*Direction*.
Once the pictures are set aside, transcribe the remaining data exactly.

====

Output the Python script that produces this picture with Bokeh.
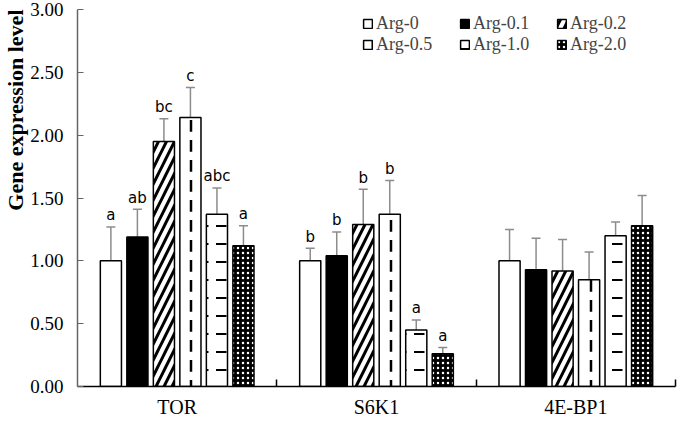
from bokeh.plotting import figure
from bokeh.models import Range1d, FixedTicker, Whisker, TeeHead, ColumnDataSource, Legend, LegendItem, LinearAxis, Title
from bokeh.core.properties import value
from bokeh.embed import file_html
from bokeh.resources import INLINE

genes = ["TOR", "S6K1", "4E-BP1"]
groups = ["Arg-0", "Arg-0.1", "Arg-0.2", "Arg-0.5", "Arg-1.0", "Arg-2.0"]
means = {
    "Arg-0":   [1.00, 1.00, 1.00],
    "Arg-0.1": [1.19, 1.04, 0.93],
    "Arg-0.2": [1.95, 1.29, 0.92],
    "Arg-0.5": [2.14, 1.37, 0.85],
    "Arg-1.0": [1.37, 0.45, 1.20],
    "Arg-2.0": [1.12, 0.26, 1.28],
}
errors = {
    "Arg-0":   [0.27, 0.10, 0.25],
    "Arg-0.1": [0.22, 0.19, 0.25],
    "Arg-0.2": [0.18, 0.28, 0.25],
    "Arg-0.5": [0.24, 0.27, 0.22],
    "Arg-1.0": [0.21, 0.08, 0.11],
    "Arg-2.0": [0.16, 0.05, 0.24],
}
letters = {
    "Arg-0":   ["a", "b", ""],
    "Arg-0.1": ["ab", "b", ""],
    "Arg-0.2": ["bc", "b", ""],
    "Arg-0.5": ["c", "b", ""],
    "Arg-1.0": ["abc", "a", ""],
    "Arg-2.0": ["a", "a", ""],
}
y_ticks = [0.0, 0.5, 1.0, 1.5, 2.0, 2.5, 3.0]
y_title = "Gene expression level"

styles = {
    "Arg-0":   dict(fill_color="white", hatch_pattern=None),
    "Arg-0.1": dict(fill_color="black", hatch_pattern=None),
    "Arg-0.2": dict(fill_color="white", hatch_pattern="/", hatch_color="black", hatch_weight=3, hatch_scale=16),
    "Arg-0.5": dict(fill_color="white", hatch_pattern=":", hatch_color="black", hatch_weight=2.5, hatch_scale=20),
    "Arg-1.0": dict(fill_color="white", hatch_pattern='"', hatch_color="black", hatch_weight=2, hatch_scale=18),
    "Arg-2.0": dict(fill_color="black", hatch_pattern=".", hatch_color="white", hatch_weight=1.2, hatch_scale=5),
}

SERIF = "Liberation Serif"

p = figure(width=677, height=420, output_backend="svg", toolbar_location=None,
           x_range=Range1d(0, 3), y_range=Range1d(0, 3),
           min_border_left=71, min_border_right=2, min_border_top=9, min_border_bottom=30,
           x_axis_location=None, y_axis_location=None)
p.outline_line_color = None
p.grid.visible = False
p.background_fill_color = "white"

pitch = 0.133
bw = 0.106
items = []
for j, g in enumerate(groups):
    xs = [i + 0.5 + (j - 2.5) * pitch for i in range(3)]
    up = [m + e for m, e in zip(means[g], errors[g])]
    src = ColumnDataSource(dict(x=xs, top=means[g], upper=up, lab=letters[g],
                                ly=[u + 0.02 for u in up]))
    st = dict(styles[g])
    hp = st.pop("hatch_pattern")
    kw = dict(line_color="black", line_width=1.5)
    kw.update(st)
    if hp is not None:
        kw["hatch_pattern"] = hp
    r = p.vbar(x="x", top="top", width=bw, bottom=0, source=src, **kw)
    items.append(LegendItem(label=g, renderers=[r]))
    w = Whisker(source=src, base="x", upper="upper", lower="top", dimension="height",
                line_color="#8c8c8c", line_width=1.5,
                upper_head=TeeHead(size=9, line_color="#8c8c8c", line_width=1.5),
                lower_head=None)
    p.add_layout(w)
    p.text(x="x", y="ly", text="lab", source=src, text_align="center", text_baseline="bottom",
           text_font_size="15px", text_font=value("DejaVu Sans"), text_color="black")

yax = LinearAxis(ticker=FixedTicker(ticks=y_ticks))
yax.major_label_overrides = {t: f"{t:.2f}" for t in y_ticks}
yax.major_label_text_font = SERIF
yax.major_label_text_font_size = "19px"
yax.major_label_text_color = "black"
yax.major_label_standoff = 14
yax.major_tick_in = 6
yax.major_tick_out = 0
yax.minor_tick_line_color = None
yax.axis_line_color = "#666666"
yax.major_tick_line_color = "#666666"
yax.axis_line_width = 1.5
p.add_layout(yax, "left")

ttl = Title(text=y_title, align="right", text_font=SERIF, text_font_style="bold",
            text_font_size="22px", text_color="black", standoff=0, offset=0)
p.add_layout(ttl, "left")

xax = LinearAxis(ticker=FixedTicker(ticks=[0.5, 1.5, 2.5], minor_ticks=[1, 2, 3]))
xax.major_label_overrides = {0.5: genes[0], 1.5: genes[1], 2.5: genes[2]}
xax.major_label_text_font = SERIF
xax.major_label_text_font_size = "20px"
xax.major_label_text_color = "black"
xax.major_label_standoff = 3
xax.major_tick_line_color = None
xax.minor_tick_in = 7
xax.minor_tick_out = 0
xax.minor_tick_line_color = "black"
xax.minor_tick_line_width = 1.5
xax.axis_line_color = "black"
xax.axis_line_width = 1.5
p.add_layout(xax, "below")

order = [0, 3, 1, 4, 2, 5]
legend = Legend(items=[items[k] for k in order], ncols=3, location=(285, 331))
legend.label_text_font = SERIF
legend.label_text_font_size = "18px"
legend.glyph_width = 11
legend.glyph_height = 11
legend.label_standoff = 3
legend.spacing = 0
legend.label_width = 83
legend.label_height = 17
legend.padding = 4
legend.margin = 0
legend.border_line_color = None
legend.background_fill_alpha = 0
p.add_layout(legend)

open("out.html", "w").write(file_html(p, INLINE))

====

*Task solution*.
Output the Python script that produces this picture with Bokeh.
from bokeh.plotting import figure
from bokeh.models import Range1d, FixedTicker, Whisker, TeeHead, ColumnDataSource, Legend, LegendItem, LinearAxis, Title
from bokeh.core.properties import value
from bokeh.embed import file_html
from bokeh.resources import INLINE

genes = ["TOR", "S6K1", "4E-BP1"]
groups = ["Arg-0", "Arg-0.1", "Arg-0.2", "Arg-0.5", "Arg-1.0", "Arg-2.0"]
means = {
    "Arg-0":   [1.00, 1.00, 1.00],
    "Arg-0.1": [1.19, 1.04, 0.93],
    "Arg-0.2": [1.95, 1.29, 0.92],
    "Arg-0.5": [2.14, 1.37, 0.85],
    "Arg-1.0": [1.37, 0.45, 1.20],
    "Arg-2.0": [1.12, 0.26, 1.28],
}
errors = {
    "Arg-0":   [0.27, 0.10, 0.25],
    "Arg-0.1": [0.22, 0.19, 0.25],
    "Arg-0.2": [0.18, 0.28, 0.25],
    "Arg-0.5": [0.24, 0.27, 0.22],
    "Arg-1.0": [0.21, 0.08, 0.11],
    "Arg-2.0": [0.16, 0.05, 0.24],
}
letters = {
    "Arg-0":   ["a", "b", ""],
    "Arg-0.1": ["ab", "b", ""],
    "Arg-0.2": ["bc", "b", ""],
    "Arg-0.5": ["c", "b", ""],
    "Arg-1.0": ["abc", "a", ""],
    "Arg-2.0": ["a", "a", ""],
}
y_ticks = [0.0, 0.5, 1.0, 1.5, 2.0, 2.5, 3.0]
y_title = "Gene expression level"

styles = {
    "Arg-0":   dict(fill_color="white", hatch_pattern=None),
    "Arg-0.1": dict(fill_color="black", hatch_pattern=None),
    "Arg-0.2": dict(fill_color="white", hatch_pattern="/", hatch_color="black", hatch_weight=3, hatch_scale=16),
    "Arg-0.5": dict(fill_color="white", hatch_pattern=":", hatch_color="black", hatch_weight=2.5, hatch_scale=20),
    "Arg-1.0": dict(fill_color="white", hatch_pattern='"', hatch_color="black", hatch_weight=2, hatch_scale=18),
    "Arg-2.0": dict(fill_color="black", hatch_pattern=".", hatch_color="white", hatch_weight=1.2, hatch_scale=5),
}

SERIF = "Liberation Serif"

p = figure(width=677, height=420, output_backend="svg", toolbar_location=None,
           x_range=Range1d(0, 3), y_range=Range1d(0, 3),
           min_border_left=71, min_border_right=2, min_border_top=9, min_border_bottom=30,
           x_axis_location=None, y_axis_location=None)
p.outline_line_color = None
p.grid.visible = False
p.background_fill_color = "white"

pitch = 0.133
bw = 0.106
items = []
for j, g in enumerate(groups):
    xs = [i + 0.5 + (j - 2.5) * pitch for i in range(3)]
    up = [m + e for m, e in zip(means[g], errors[g])]
    src = ColumnDataSource(dict(x=xs, top=means[g], upper=up, lab=letters[g],
                                ly=[u + 0.02 for u in up]))
    st = dict(styles[g])
    hp = st.pop("hatch_pattern")
    kw = dict(line_color="black", line_width=1.5)
    kw.update(st)
    if hp is not None:
        kw["hatch_pattern"] = hp
    r = p.vbar(x="x", top="top", width=bw, bottom=0, source=src, **kw)
    items.append(LegendItem(label=g, renderers=[r]))
    w = Whisker(source=src, base="x", upper="upper", lower="top", dimension="height",
                line_color="#8c8c8c", line_width=1.5,
                upper_head=TeeHead(size=9, line_color="#8c8c8c", line_width=1.5),
                lower_head=None)
    p.add_layout(w)
    p.text(x="x", y="ly", text="lab", source=src, text_align="center", text_baseline="bottom",
           text_font_size="15px", text_font=value("DejaVu Sans"), text_color="black")

yax = LinearAxis(ticker=FixedTicker(ticks=y_ticks))
yax.major_label_overrides = {t: f"{t:.2f}" for t in y_ticks}
yax.major_label_text_font = SERIF
yax.major_label_text_font_size = "19px"
yax.major_label_text_color = "black"
yax.major_label_standoff = 14
yax.major_tick_in = 6
yax.major_tick_out = 0
yax.minor_tick_line_color = None
yax.axis_line_color = "#666666"
yax.major_tick_line_color = "#666666"
yax.axis_line_width = 1.5
p.add_layout(yax, "left")

ttl = Title(text=y_title, align="right", text_font=SERIF, text_font_style="bold",
            text_font_size="22px", text_color="black", standoff=0, offset=0)
p.add_layout(ttl, "left")

xax = LinearAxis(ticker=FixedTicker(ticks=[0.5, 1.5, 2.5], minor_ticks=[1, 2, 3]))
xax.major_label_overrides = {0.5: genes[0], 1.5: genes[1], 2.5: genes[2]}
xax.major_label_text_font = SERIF
xax.major_label_text_font_size = "20px"
xax.major_label_text_color = "black"
xax.major_label_standoff = 3
xax.major_tick_line_color = None
xax.minor_tick_in = 7
xax.minor_tick_out = 0
xax.minor_tick_line_color = "black"
xax.minor_tick_line_width = 1.5
xax.axis_line_color = "black"
xax.axis_line_width = 1.5
p.add_layout(xax, "below")

order = [0, 3, 1, 4, 2, 5]
legend = Legend(items=[items[k] for k in order], ncols=3, location=(285, 331))
legend.label_text_font = SERIF
legend.label_text_font_size = "18px"
legend.glyph_width = 11
legend.glyph_height = 11
legend.label_standoff = 3
legend.spacing = 0
legend.label_width = 83
legend.label_height = 17
legend.padding = 4
legend.margin = 0
legend.border_line_color = None
legend.background_fill_alpha = 0
p.add_layout(legend)

open("out.html", "w").write(file_html(p, INLINE))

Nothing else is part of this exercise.